Come, breath of dawn! and o'er my temples play;
 Rouse to the draught of life the wearied sense;
Fly, sleep! with thy sad phantoms, far away;
 Let the glad light scare those pale troublous shadows hence!
 
II.
I rise, and leaning from my casement high,
 Feel from the morning twilight a delight;
Once more youth's portion, hope, lights up my eye,
 And for a moment I forget the sorrows of the night.
 
III.
O glorious morn! how great is yet thy power!

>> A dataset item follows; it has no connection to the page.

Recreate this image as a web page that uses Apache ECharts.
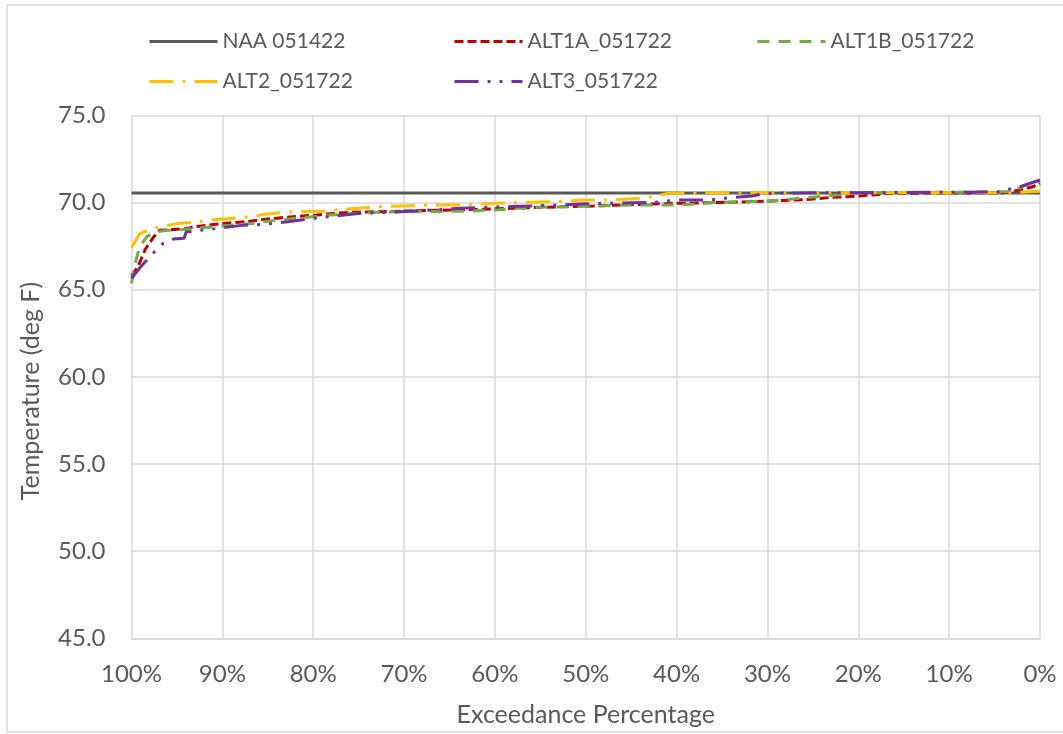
<!DOCTYPE html>
<html>
<head>
<meta charset="utf-8">
<script src="https://cdn.jsdelivr.net/npm/echarts@6/dist/echarts.min.js"></script>
<style>
html,body{margin:0;padding:0;background:#fff;}
#chart{width:1063px;height:734px;}
</style>
</head>
<body>
<div id="chart"></div>
<script>
var xTicks = [100, 90, 80, 70, 60, 50, 40, 30, 20, 10, 0];
var yTicks = [45, 50, 55, 60, 65, 70, 75];

var naaName = 'NAA 051422';
var naaPct = [100, 0];
var naaTemp = [70.55, 70.55];

var alt1aName = 'ALT1A_051722';
var alt1aPct = [100, 99.3, 98.9, 98.5, 97.6, 96.9, 93.9, 93.2, 89.9, 87.3, 85.9, 84, 81.8, 79.6, 78.5, 75.9, 70.4, 62, 55, 49.2, 43.7, 40, 35.2, 31.2, 27.2, 25.3, 22.8, 21.3, 18.4, 16.5, 4.1, 2.2, 0.8, 0];
var alt1aTemp = [65.8, 66.3, 66.8, 67.3, 68.0, 68.4, 68.5, 68.6, 68.8, 68.9, 69.0, 69.1, 69.2, 69.28, 69.34, 69.44, 69.5, 69.6, 69.72, 69.8, 69.9, 69.95, 70.0, 70.05, 70.14, 70.18, 70.3, 70.33, 70.43, 70.53, 70.55, 70.72, 70.9, 71.1];

var alt1bName = 'ALT1B_051722';
var alt1bPct = [100, 99.8, 99.5, 99.1, 98.3, 97.4, 96.1, 93.9, 92.5, 91, 86.6, 85.5, 83.7, 81.8, 78.1, 76.3, 71.2, 69.6, 63.1, 60.2, 55.8, 51, 45.5, 39.4, 36, 31.9, 29.4, 26.4, 23.5, 20.6, 18.7, 3.3, 1.1, 0];
var alt1bTemp = [65.36, 65.9, 66.7, 67.46, 68.04, 68.3, 68.4, 68.46, 68.55, 68.6, 68.8, 68.9, 69.0, 69.1, 69.28, 69.35, 69.47, 69.47, 69.5, 69.57, 69.72, 69.76, 69.86, 69.86, 70.0, 70.05, 70.1, 70.24, 70.37, 70.53, 70.55, 70.62, 71.1, 71.2];

var alt2Name = 'ALT2_051722';
var alt2Pct = [100, 99.1, 97.8, 94.9, 93, 91.4, 88.4, 86.7, 85.1, 82.2, 78.9, 75.7, 72.5, 70.4, 66.25, 63.1, 60, 56.9, 53.6, 50.3, 47.3, 44, 42.6, 40.9, 36.3, 3, 0];
var alt2Temp = [67.4, 68.2, 68.5, 68.8, 68.86, 69.0, 69.1, 69.2, 69.34, 69.47, 69.5, 69.65, 69.76, 69.8, 69.86, 69.88, 69.95, 70.0, 70.05, 70.14, 70.14, 70.24, 70.33, 70.53, 70.56, 70.56, 70.65];

var alt3Name = 'ALT3_051722';
var alt3Pct = [100, 98.9, 97.8, 96.5, 95.4, 94.2, 94, 92.5, 90.8, 87.7, 86.1, 84.4, 82.8, 79.8, 78.1, 74.8, 71.5, 67, 63.8, 58.9, 55.8, 50.6, 47.7, 42.6, 39.8, 36.3, 34.7, 31.7, 30.1, 26.8, 4.4, 3.7, 2.2, 0];
var alt3Temp = [65.65, 66.36, 67.0, 67.66, 67.9, 67.95, 68.3, 68.4, 68.5, 68.7, 68.72, 68.8, 68.9, 69.1, 69.2, 69.38, 69.44, 69.57, 69.67, 69.76, 69.8, 69.91, 69.95, 70.0, 70.14, 70.14, 70.24, 70.37, 70.53, 70.55, 70.6, 70.72, 70.9, 71.29];

function pairs(xs, ys) {
  var out = [];
  for (var i = 0; i < xs.length; i++) out.push([xs[i], ys[i]]);
  return out;
}

var FONT = 'Lato';
var TXT = '#595959';
var GRIDC = '#d9d9d9';

function mkSeries(name, xs, ys, color, dash, z) {
  return {
    name: name,
    type: 'line',
    data: pairs(xs, ys),
    symbol: 'none',
    smooth: false,
    z: z,
    lineStyle: { color: color, width: 3, type: dash, cap: 'butt' },
    itemStyle: { color: color },
    emphasis: { disabled: true }
  };
}

function mkLegend(name, left, top) {
  return {
    data: [name],
    left: left,
    top: top,
    itemWidth: 68,
    itemHeight: 14,
    itemGap: 0,
    padding: 0,
    selectedMode: false,
    itemStyle: { opacity: 0 },
    lineStyle: { width: 3 },
    textStyle: { color: TXT, fontSize: 21, fontFamily: FONT, padding: [0, 0, 0, 0] }
  };
}

var chart = echarts.init(document.getElementById('chart'), null, { renderer: 'canvas' });
chart.setOption({
  animation: false,
  backgroundColor: '#ffffff',
  graphic: [
    {
      type: 'rect',
      shape: { x: 7, y: 5, width: 1060, height: 727 },
      style: { fill: 'none', stroke: GRIDC, lineWidth: 1.5 },
      silent: true,
      z: -10
    },
    {
      type: 'text',
      x: 31,
      y: 391,
      rotation: Math.PI / 2,
      style: {
        text: 'Temperature (deg F)',
        fill: TXT,
        font: '25px Lato',
        align: 'center',
        verticalAlign: 'middle'
      },
      silent: true
    }
  ],
  legend: [
    mkLegend(naaName, 148, 31),
    mkLegend(alt1aName, 453, 31),
    mkLegend(alt1bName, 756, 31),
    mkLegend(alt2Name, 148, 71),
    mkLegend(alt3Name, 453, 71)
  ],
  grid: { left: 131.5, right: 23, top: 115.3, bottom: 95.7, containLabel: false },
  xAxis: {
    type: 'value',
    inverse: true,
    min: xTicks[xTicks.length - 1],
    max: xTicks[0],
    interval: 10,
    name: 'Exceedance Percentage',
    nameLocation: 'middle',
    nameGap: 64,
    nameTextStyle: { color: TXT, fontSize: 25, fontFamily: FONT },
    axisLine: { show: true, lineStyle: { color: GRIDC, width: 1.5 } },
    axisTick: { show: false },
    axisLabel: {
      color: TXT, fontSize: 24, fontFamily: FONT, margin: 24,
      formatter: function (v) { return v + '%'; }
    },
    splitLine: { show: true, lineStyle: { color: GRIDC, width: 1.5 } }
  },
  yAxis: {
    type: 'value',
    min: yTicks[0],
    max: yTicks[yTicks.length - 1],
    interval: 5,
    axisLine: { show: false },
    axisTick: { show: false },
    axisLabel: {
      color: TXT, fontSize: 24, fontFamily: FONT, margin: 26,
      formatter: function (v) { return v.toFixed(1); }
    },
    splitLine: { show: true, lineStyle: { color: GRIDC, width: 1.5 } }
  },
  series: [
    mkSeries(naaName, naaPct, naaTemp, '#595959', 'solid', 2),
    mkSeries(alt1aName, alt1aPct, alt1aTemp, '#C00000', [9, 4], 3),
    mkSeries(alt1bName, alt1bPct, alt1bTemp, '#70AD47', [12, 9], 4),
    mkSeries(alt2Name, alt2Pct, alt2Temp, '#FFC000', [24, 9, 3, 9], 5),
    mkSeries(alt3Name, alt3Pct, alt3Temp, '#7030A0', [24, 9, 3, 9, 3, 9], 6)
  ]
});
</script>
</body>
</html>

 Yet how unlike to that which once I knew,
When, plumed with glittering thoughts, my soul would soar,
 And pleasures visited my heart like daily dew!
 
IV.
Gone is life's primal freshness all too soon;
 For me the dream is vanished ere my time;
I feel the heat and weariness of noon,
 And long in night's cool shadows to recline.”[1]
  1. Life Without and Within, p. 370.